The Restatement (Second) of Torts provides that an actor commits a battery if:
- He acts intending to cause a harmful or offensive contact with the person of the other or a third person, or an imminent apprehension of such a contact, and
- A harmful [or offensive] contact with the person of the other directly or indirectly results
It is important to realize that the tortfeasor needs to intend to cause a harmful or offensive contact or an imminent apprehension of such contact. However, the tortfeasor does not need to intend the contact to the one who was actually harmed. If he intended the contact to a third person, yet injured a bystander, the tortfeasor may still be liable for battery.

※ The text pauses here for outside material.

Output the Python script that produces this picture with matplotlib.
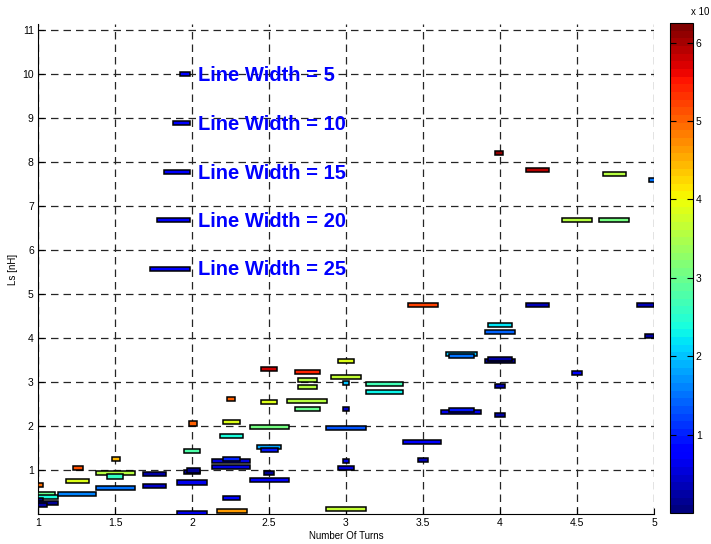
import numpy as np
import matplotlib
matplotlib.use('Agg')
import matplotlib.pyplot as plt
from matplotlib import colors

plt.rcParams['font.family'] = ['Liberation Sans', 'DejaVu Sans']

# bars: start / end (turns), inductance Ls [nH], colour value
x_start = [1.00, 1.00, 1.00, 1.00, 1.00, 1.00, 1.13, 1.18, 1.23, 1.48,
           1.38, 1.45, 1.38, 1.68, 1.68, 1.98, 1.95, 1.95, 1.97, 1.90,
           1.90, 2.16, 2.20, 2.13, 2.13, 2.20, 2.18, 2.20, 2.23, 2.38,
           2.42, 2.45, 2.47, 2.38, 2.45, 2.45, 2.67, 2.69, 2.69, 2.62,
           2.67, 2.87, 2.95, 2.90, 2.98, 2.98, 2.98, 2.95, 2.87, 3.13,
           3.13, 3.37, 3.47, 3.40, 3.65, 3.67, 3.62, 3.67, 3.92, 3.90,
           3.90, 3.92, 3.97, 3.97, 3.97, 4.17, 4.67, 4.97, 4.40, 4.64,
           4.17, 4.89, 4.94, 4.47]
x_end = [1.03, 1.11, 1.13, 1.03, 1.13, 1.06, 1.38, 1.33, 1.29, 1.53,
         1.63, 1.55, 1.63, 1.83, 1.83, 2.03, 2.05, 2.05, 2.05, 2.10,
         2.10, 2.36, 2.31, 2.38, 2.38, 2.31, 2.33, 2.31, 2.28, 2.63,
         2.58, 2.56, 2.53, 2.63, 2.55, 2.55, 2.83, 2.81, 2.81, 2.88,
         2.83, 3.13, 3.05, 3.10, 3.02, 3.02, 3.02, 3.05, 3.13, 3.37,
         3.37, 3.62, 3.53, 3.60, 3.85, 3.83, 3.88, 3.83, 4.08, 4.10,
         4.10, 4.08, 4.03, 4.03, 4.02, 4.32, 4.82, 5.01, 4.60, 4.84,
         4.32, 5.00, 5.00, 4.53]
ls_nh = [0.66, 0.45, 0.39, 0.32, 0.25, 0.20, 0.45, 0.75, 1.05, 1.25,
         0.93, 0.85, 0.59, 0.91, 0.64, 2.06, 1.43, 0.95, 0.99, 0.72,
         0.02, 0.07, 0.36, 1.07, 1.20, 1.25, 1.77, 2.09, 2.61, 1.98,
         1.52, 1.45, 0.93, 0.77, 3.30, 2.55, 3.23, 3.05, 2.89, 2.57,
         2.39, 1.95, 3.48, 3.12, 2.98, 2.39, 1.20, 1.05, 0.11, 2.95,
         2.77, 1.64, 1.23, 4.75, 3.64, 3.59, 2.32, 2.36, 4.29, 4.14,
         3.48, 3.53, 2.91, 2.25, 8.20, 7.82, 7.73, 7.59, 6.68, 6.68,
         4.75, 4.75, 4.05, 3.20]
cval = [4.9, 3.0, 2.4, 0.1, 0.1, 0.2, 1.6, 3.9, 5.1, 4.4,
        3.6, 2.6, 1.5, 0.2, 0.4, 5.0, 2.8, 0.1, 0.1, 0.6,
        0.6, 4.6, 0.8, 0.5, 0.5, 1.0, 2.4, 3.9, 5.0, 3.1,
        1.8, 0.9, 0.1, 0.7, 5.8, 3.9, 5.4, 3.6, 3.6, 3.6,
        3.0, 1.3, 3.9, 3.7, 2.0, 0.4, 0.6, 0.5, 3.7, 2.7,
        2.3, 0.7, 0.3, 5.2, 2.0, 1.5, 0.6, 0.9, 2.2, 1.4,
        0.1, 0.2, 0.3, 0.2, 6.1, 5.9, 3.6, 1.5, 3.6, 3.1,
        0.3, 0.3, 0.2, 0.8]

# line width key
key_labels = ['Line Width = 5', 'Line Width = 10', 'Line Width = 15',
              'Line Width = 20', 'Line Width = 25']
key_start = [1.92, 1.88, 1.82, 1.77, 1.73]
key_end = [1.99, 1.99, 1.99, 1.99, 1.99]
key_y = [10.0, 8.88, 7.78, 6.68, 5.58]
key_c = [0.7, 0.7, 0.7, 0.7, 0.7]

cmap = plt.get_cmap('jet', 64)
norm = colors.Normalize(vmin=0, vmax=6.25)

fig = plt.figure(figsize=(7.11, 5.44), dpi=100)
ax = fig.add_axes([0.0534, 0.0551, 0.8664, 0.9009])

w = np.array(x_end) - np.array(x_start)
ax.barh(ls_nh, w, left=x_start, height=0.1, color=cmap(norm(np.array(cval))),
        edgecolor='k', linewidth=1.1, zorder=3)

kw = np.array(key_end) - np.array(key_start)
ax.barh(key_y, kw, left=key_start, height=0.09, color=cmap(norm(np.array(key_c))),
        edgecolor='k', linewidth=1.1, zorder=3)
for lab, y in zip(key_labels, key_y):
    ax.text(2.04, y - 0.03, lab, color='#0000ff', fontsize=14.5, fontweight='bold',
            va='center', ha='left', zorder=4)

ax.set_xlim(1, 5)
ax.set_ylim(0, 11.14)
ax.set_xticks([1, 1.5, 2, 2.5, 3, 3.5, 4, 4.5, 5])
ax.set_xticklabels(['1', '1.5', '2', '2.5', '3', '3.5', '4', '4.5', '5'])
ax.set_yticks(range(1, 12))
ax.grid(True, color='0.15', linestyle=(0, (6, 4)), linewidth=0.9)
ax.set_axisbelow(True)
ax.spines['right'].set_visible(False)
ax.spines['top'].set_visible(False)
ax.tick_params(direction='in', length=4, labelsize=7.5, pad=3)
ax.set_xlabel('Number Of Turns', fontsize=7, labelpad=2)
ax.set_ylabel('Ls [nH]', fontsize=7, labelpad=3)

cax = fig.add_axes([0.9423, 0.0569, 0.0323, 0.9007])
sm = matplotlib.cm.ScalarMappable(norm=norm, cmap=cmap)
cb = fig.colorbar(sm, cax=cax)
cb.set_ticks([1, 2, 3, 4, 5, 6])
cb.ax.tick_params(direction='in', left=True, right=True, length=4, labelsize=7.5, pad=2)
cb.outline.set_linewidth(0.8)
fig.text(0.972, 0.968, 'x 10', fontsize=7, ha='left', va='bottom')

fig.savefig('out.png', dpi=100)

What is harmful contact? Harmful contact causes pain or bodily damage. What is offensive contact? Offensive contact is said to occur when the contact “offends a reasonable sense of personal dignity.” Restatement (Second) of Torts § 19. The tortfeasor does not need to be aware that the contact is offensive.

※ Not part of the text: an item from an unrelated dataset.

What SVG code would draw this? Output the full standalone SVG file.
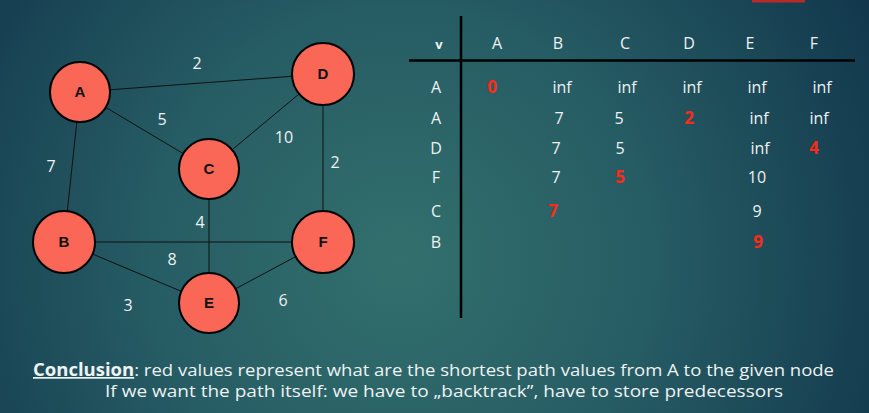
<svg xmlns="http://www.w3.org/2000/svg" width="869" height="413" viewBox="0 0 869 413">
<defs>
<radialGradient id="bg" cx="400" cy="260" r="560" gradientUnits="userSpaceOnUse">
<stop offset="0" stop-color="#33706d"/>
<stop offset="0.45" stop-color="#265c64"/>
<stop offset="1" stop-color="#10344a"/>
</radialGradient>
<style>
.edge{stroke:#111;stroke-width:1;fill:none}
.node circle{fill:#fa6756;stroke:#000;stroke-width:2}
.node text{font-family:"Liberation Sans","DejaVu Sans",sans-serif;font-weight:bold;font-size:15px;fill:#111;text-anchor:middle}
.w{font-family:"Open Sans","DejaVu Sans",sans-serif;font-size:16px;fill:#eef2f2;text-anchor:middle}
.t{font-family:"Open Sans","DejaVu Sans",sans-serif;font-size:16px;fill:#eef2f2;text-anchor:middle}
.r{font-family:"Open Sans","DejaVu Sans",sans-serif;font-size:17px;font-weight:bold;fill:#ff2a18;text-anchor:middle}
.grid{stroke:#000;stroke-width:2.5}
.c{font-family:"Open Sans","DejaVu Sans",sans-serif;font-size:17px;fill:#eef2f2}
</style>
</defs>
<rect width="869" height="413" fill="url(#bg)"/>
<rect x="752" y="0" width="53" height="2.5" fill="#b82a28"/>

<g id="connectors">
<line class="edge" x1="80" y1="92" x2="323" y2="74"/>
<line class="edge" x1="80" y1="92" x2="209" y2="169"/>
<line class="edge" x1="80" y1="92" x2="64" y2="242"/>
<line class="edge" x1="209" y1="169" x2="323" y2="74"/>
<line class="edge" x1="323" y1="74" x2="323" y2="242"/>
<line class="edge" x1="209" y1="169" x2="209" y2="303"/>
<line class="edge" x1="64" y1="242" x2="323" y2="242"/>
<line class="edge" x1="64" y1="242" x2="209" y2="303"/>
<line class="edge" x1="209" y1="303" x2="323" y2="242"/>
</g>

<g id="edge-labels">
<text class="w" x="197" y="69">2</text>
<text class="w" x="162" y="125">5</text>
<text class="w" x="284" y="143">10</text>
<text class="w" x="51" y="172">7</text>
<text class="w" x="335" y="168">2</text>
<text class="w" x="200" y="228">4</text>
<text class="w" x="172" y="265">8</text>
<text class="w" x="128" y="311">3</text>
<text class="w" x="283" y="306">6</text>
</g>

<g id="node-A" class="node"><circle cx="80" cy="92" r="30"/><text x="80" y="97">A</text></g>
<g id="node-D" class="node"><circle cx="323" cy="74" r="31"/><text x="323" y="79">D</text></g>
<g id="node-C" class="node"><circle cx="209" cy="169" r="30"/><text x="209" y="174">C</text></g>
<g id="node-B" class="node"><circle cx="64" cy="242" r="31"/><text x="64" y="247">B</text></g>
<g id="node-F" class="node"><circle cx="323" cy="242" r="31"/><text x="323" y="247">F</text></g>
<g id="node-E" class="node"><circle cx="209" cy="303" r="30"/><text x="209" y="308">E</text></g>

<g id="table">
<line class="grid" x1="461" y1="16" x2="461" y2="318"/>
<line class="grid" x1="409" y1="60.5" x2="855" y2="60.5"/>
<text class="t" x="439" y="49" style="font-weight:bold;font-size:13px">v</text>
<text class="t" x="497" y="49">A</text>
<text class="t" x="558" y="49">B</text>
<text class="t" x="625" y="49">C</text>
<text class="t" x="689" y="49">D</text>
<text class="t" x="750" y="49">E</text>
<text class="t" x="814" y="49">F</text>

<text class="t" x="436" y="93">A</text>
<text class="t" x="436" y="124">A</text>
<text class="t" x="436" y="154">D</text>
<text class="t" x="436" y="183">F</text>
<text class="t" x="436" y="217">C</text>
<text class="t" x="436" y="248">B</text>

<text class="r" x="492" y="93">0</text>
<text class="t" x="562" y="93">inf</text>
<text class="t" x="627" y="93">inf</text>
<text class="t" x="692" y="93">inf</text>
<text class="t" x="757" y="93">inf</text>
<text class="t" x="822" y="93">inf</text>

<text class="t" x="559" y="124">7</text>
<text class="t" x="619" y="124">5</text>
<text class="r" x="689" y="124">2</text>
<text class="t" x="759" y="124">inf</text>
<text class="t" x="819" y="124">inf</text>

<text class="t" x="556" y="154">7</text>
<text class="t" x="620" y="154">5</text>
<text class="t" x="760" y="154">inf</text>
<text class="r" x="814" y="154">4</text>

<text class="t" x="556" y="183">7</text>
<text class="r" x="620" y="183">5</text>
<text class="t" x="757" y="183">10</text>

<text class="r" x="553" y="217">7</text>
<text class="t" x="757" y="217">9</text>
<text class="r" x="758" y="248">9</text>
</g>

<g id="conclusion">
<text class="c" x="33" y="376" textLength="801" lengthAdjust="spacingAndGlyphs"><tspan font-weight="bold" text-decoration="underline">Conclusion</tspan>: red values represent what are the shortest path values from A to the given node</text>
<text class="c" x="105" y="397" textLength="678" lengthAdjust="spacingAndGlyphs">If we want the path itself: we have to „backtrack”, have to store predecessors</text>
</g>
</svg>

Whenever you are analyzing battery make sure that you examine any defenses the tortfeasor might raise (i.e. consent). Upon proof of battery or assault, the plaintiff is entitled to recover nominal damages plus compensatory damages for bodily pain, humiliation, mental anguish and other injuries that occur as a necessary and natural consequence of the tortious conduct. Further, punitive damages should also be considered.